Friday, September 15, 2017
I'm generally in favor of pop philosophy, because ultimately philosophy is always worth talking about. In this book, essayist Chuck Klosterman tries his hand at actually following the cliché "question everything." If you can take it as the low-key conversation that it's meant to be, it's enjoyable. Klosterman is at his best when he talks about music and movies, which is his wheelhouse -- he used to write for Spin, after all. When he veers into science and history, his status as an outsider means that he's more interviewing others than thinking on his own. Not much original in those sections. The one thing I'd like to propose is that an area that's too overlooked now that may produce works of future importance is an area that Klosterman himself overlooks: theology.
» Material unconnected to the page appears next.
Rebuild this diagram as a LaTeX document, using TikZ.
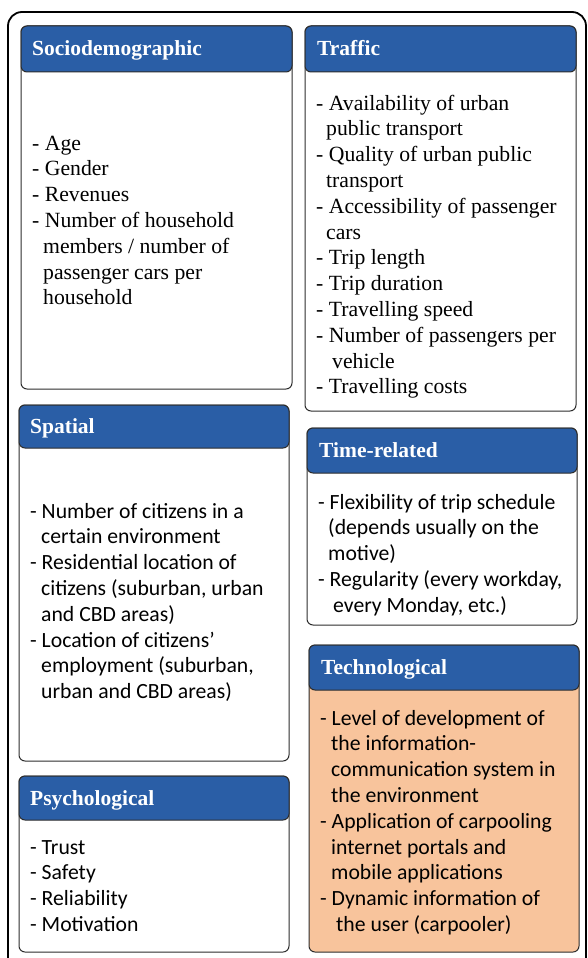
\documentclass[tikz,border=0pt]{standalone}
\usepackage{fontspec}
\setmainfont{Liberation Serif}
\newfontfamily\calfont{Carlito}
\definecolor{hdrblue}{RGB}{42,94,166}
\definecolor{peach}{RGB}{248,196,156}
\definecolor{edgegray}{RGB}{45,45,45}
\begin{document}
\begin{tikzpicture}[x=1pt,y=-1pt,
  frame/.style={draw=black, line width=1.8pt, rounded corners=14pt, anchor=north west, inner sep=0pt, outer sep=0pt},
  bodybox/.style={draw=edgegray, line width=1pt, rounded corners=6pt, fill=white, anchor=north west, inner sep=0pt, outer sep=0pt},
  hdrbox/.style={draw=edgegray, line width=1pt, rounded corners=6pt, fill=hdrblue, anchor=north west, inner sep=0pt, outer sep=0pt},
  htext/.style={text=white, font=\fontsize{21.5}{25}\selectfont\bfseries, anchor=base west, inner sep=0pt},
  seriftext/.style={font=\fontsize{21.7}{25.8}\selectfont, align=left, anchor=base west, inner sep=0pt},
  sanstext/.style={font=\calfont\fontsize{21.7}{25.8}\selectfont, align=left, anchor=base west, inner sep=0pt}
]
\useasboundingbox (0,0) rectangle (587,958);
\node[frame, minimum width=578pt, minimum height=960pt] (outer) at (8,12) {};

% Sociodemographic
\node[bodybox, minimum width=271pt, minimum height=363pt] (sociob) at (21,26) {};
\node[hdrbox, minimum width=271pt, minimum height=46pt] (socioh) at (21,26) {};
\node[htext] (sociot) at (32,56) {Sociodemographic};
\node[seriftext] (socioi) at (32,304.8) {- Age\\- Gender\\- Revenues\\- Number of household\\\hspace*{11pt}members / number of\\\hspace*{11pt}passenger cars per\\\hspace*{11pt}household};

% Traffic
\node[bodybox, minimum width=271pt, minimum height=385pt] (trafb) at (305,26) {};
\node[hdrbox, minimum width=271pt, minimum height=46pt] (trafh) at (305,26) {};
\node[htext] (traft) at (317,56) {Traffic};
\node[seriftext] (trafi) at (316,393.8) {- Availability of urban\\\hspace*{10pt}public transport\\- Quality of urban public\\\hspace*{10pt}transport\\- Accessibility of passenger\\\hspace*{10pt}cars\\- Trip length\\- Trip duration\\- Travelling speed\\- Number of passengers per\\\hspace*{16pt}vehicle\\- Travelling costs};

% Spatial
\node[bodybox, minimum width=270pt, minimum height=356pt] (spatb) at (19,405) {};
\node[hdrbox, minimum width=270pt, minimum height=43pt] (spath) at (19,405) {};
\node[htext] (spatt) at (30,433.5) {Spatial};
\node[sanstext] (spati) at (30,698.6) {- Number of citizens in a\\\hspace*{11pt}certain environment\\- Residential location of\\\hspace*{11pt}citizens (suburban, urban\\\hspace*{11pt}and CBD areas)\\- Location of citizens’\\\hspace*{11pt}employment (suburban,\\\hspace*{11pt}urban and CBD areas)};

% Time-related
\node[bodybox, minimum width=270pt, minimum height=197pt] (timeb) at (307,428) {};
\node[hdrbox, minimum width=270pt, minimum height=45pt] (timeh) at (307,428) {};
\node[htext] (timet) at (319,457.5) {Time-related};
\node[sanstext] (timei) at (318,612.2) {- Flexibility of trip schedule\\\hspace*{10pt}(depends usually on the\\\hspace*{10pt}motive)\\- Regularity (every workday,\\\hspace*{15pt}every Monday, etc.)};

% Technological
\node[bodybox, fill=peach, minimum width=270pt, minimum height=307pt] (techb) at (309,645) {};
\node[hdrbox, minimum width=270pt, minimum height=45pt] (techh) at (309,645) {};
\node[htext] (techt) at (321,674.5) {Technological};
\node[sanstext] (techi) at (320,931.4) {- Level of development of\\\hspace*{11pt}the information-\\\hspace*{11pt}communication system in\\\hspace*{11pt}the environment\\- Application of carpooling\\\hspace*{11pt}internet portals and\\\hspace*{11pt}mobile applications\\- Dynamic information of\\\hspace*{16pt}the user (carpooler)};

% Psychological
\node[bodybox, minimum width=270pt, minimum height=176pt] (psyb) at (19,776) {};
\node[hdrbox, minimum width=270pt, minimum height=44pt] (psyh) at (19,776) {};
\node[htext] (psyt) at (30,805) {Psychological};
\node[sanstext] (psyi) at (30,931.4) {- Trust\\- Safety\\- Reliability\\- Motivation};
\end{tikzpicture}
\end{document}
It basically gave us Sufjan Stevens and I know there's more artists like him who could be discovered. But my point is that this is an interesting question to ask from anyone's perspective, and if more people ask this same question the way that Klosterman does, or in more depth, I would welcome that.
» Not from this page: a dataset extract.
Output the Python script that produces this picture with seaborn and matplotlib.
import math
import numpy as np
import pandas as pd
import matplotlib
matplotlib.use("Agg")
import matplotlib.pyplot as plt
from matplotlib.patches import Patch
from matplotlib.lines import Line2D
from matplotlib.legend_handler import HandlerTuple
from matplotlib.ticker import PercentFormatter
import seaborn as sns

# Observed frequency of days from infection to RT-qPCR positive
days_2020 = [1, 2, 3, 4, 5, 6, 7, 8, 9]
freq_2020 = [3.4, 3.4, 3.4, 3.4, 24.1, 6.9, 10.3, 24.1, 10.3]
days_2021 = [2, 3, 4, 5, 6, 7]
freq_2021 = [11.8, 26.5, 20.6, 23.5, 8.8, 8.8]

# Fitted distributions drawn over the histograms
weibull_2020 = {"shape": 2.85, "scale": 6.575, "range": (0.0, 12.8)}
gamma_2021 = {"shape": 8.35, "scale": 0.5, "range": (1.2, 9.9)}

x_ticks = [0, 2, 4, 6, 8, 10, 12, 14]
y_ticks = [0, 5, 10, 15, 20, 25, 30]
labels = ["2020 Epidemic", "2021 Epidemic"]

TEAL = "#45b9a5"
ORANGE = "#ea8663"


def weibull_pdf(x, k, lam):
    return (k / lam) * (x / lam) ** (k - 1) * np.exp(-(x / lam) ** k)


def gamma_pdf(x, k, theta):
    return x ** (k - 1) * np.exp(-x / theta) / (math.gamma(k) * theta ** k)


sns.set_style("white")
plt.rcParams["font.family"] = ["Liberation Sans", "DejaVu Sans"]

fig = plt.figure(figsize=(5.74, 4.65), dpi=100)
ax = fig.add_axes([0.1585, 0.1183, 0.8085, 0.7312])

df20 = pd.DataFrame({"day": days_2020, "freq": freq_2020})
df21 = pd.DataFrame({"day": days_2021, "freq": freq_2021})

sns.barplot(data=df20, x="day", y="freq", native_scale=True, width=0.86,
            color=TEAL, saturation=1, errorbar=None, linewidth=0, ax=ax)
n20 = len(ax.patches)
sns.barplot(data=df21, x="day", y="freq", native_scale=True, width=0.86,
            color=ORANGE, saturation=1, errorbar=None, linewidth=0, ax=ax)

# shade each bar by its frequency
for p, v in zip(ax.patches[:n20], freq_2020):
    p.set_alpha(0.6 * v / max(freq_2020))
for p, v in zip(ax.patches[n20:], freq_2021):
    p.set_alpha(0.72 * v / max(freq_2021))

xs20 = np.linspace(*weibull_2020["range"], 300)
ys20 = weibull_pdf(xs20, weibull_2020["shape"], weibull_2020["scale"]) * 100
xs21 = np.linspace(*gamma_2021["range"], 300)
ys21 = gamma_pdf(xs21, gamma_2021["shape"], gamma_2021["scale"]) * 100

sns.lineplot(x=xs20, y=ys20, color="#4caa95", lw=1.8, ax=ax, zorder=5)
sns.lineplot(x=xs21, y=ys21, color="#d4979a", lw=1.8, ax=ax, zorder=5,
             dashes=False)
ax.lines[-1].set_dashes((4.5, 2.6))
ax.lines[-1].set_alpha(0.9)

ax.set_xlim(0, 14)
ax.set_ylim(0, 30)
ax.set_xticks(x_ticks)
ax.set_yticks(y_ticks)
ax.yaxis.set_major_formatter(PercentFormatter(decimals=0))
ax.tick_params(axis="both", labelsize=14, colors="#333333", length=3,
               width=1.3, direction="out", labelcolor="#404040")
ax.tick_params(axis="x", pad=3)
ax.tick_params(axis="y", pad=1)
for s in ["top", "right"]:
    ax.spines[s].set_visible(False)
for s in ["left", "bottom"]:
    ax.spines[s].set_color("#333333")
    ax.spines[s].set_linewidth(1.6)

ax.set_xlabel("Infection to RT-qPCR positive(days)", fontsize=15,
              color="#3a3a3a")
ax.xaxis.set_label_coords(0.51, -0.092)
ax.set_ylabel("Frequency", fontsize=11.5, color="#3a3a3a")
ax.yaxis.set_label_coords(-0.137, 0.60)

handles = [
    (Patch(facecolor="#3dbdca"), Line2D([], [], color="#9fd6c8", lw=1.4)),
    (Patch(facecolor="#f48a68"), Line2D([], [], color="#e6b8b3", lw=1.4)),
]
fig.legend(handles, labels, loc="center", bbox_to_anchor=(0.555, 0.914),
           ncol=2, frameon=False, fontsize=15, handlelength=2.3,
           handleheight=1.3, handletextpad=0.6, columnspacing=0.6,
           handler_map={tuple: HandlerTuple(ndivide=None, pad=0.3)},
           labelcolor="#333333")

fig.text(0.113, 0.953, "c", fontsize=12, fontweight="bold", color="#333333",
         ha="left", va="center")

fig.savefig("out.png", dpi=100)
Saturday, September 9, 2017
(Spoiler-free review) In the six books of The Expanse so far, we've been through every subgenre of sci-fi that I can imagine. Babylon's Ashes mixes in extra doses of political intrigue and genuinely thrilling space battles. It's the details that really make it sing, and the humor. One political chapter is just a minor character going through a series of meetings, but it may be my favorite talky chapter since The Council of Elrond. Another involves a minor scientist character under interrogation whose courage provokes a surprise. The climax is so well-plotted that it takes a scenario that in the hands of another writer might be a letdown, and then turns it into a set of cliffhangers that kept me up hours past my bedtime. This book is mostly concerned with wrapping up the second trilogy of Expanse books, and doesn't have the major turnarounds of most other books, so it's average for the series, which means that somehow, after six books, this story is still excellent and far above comparable fast-reading realistic sci-fi.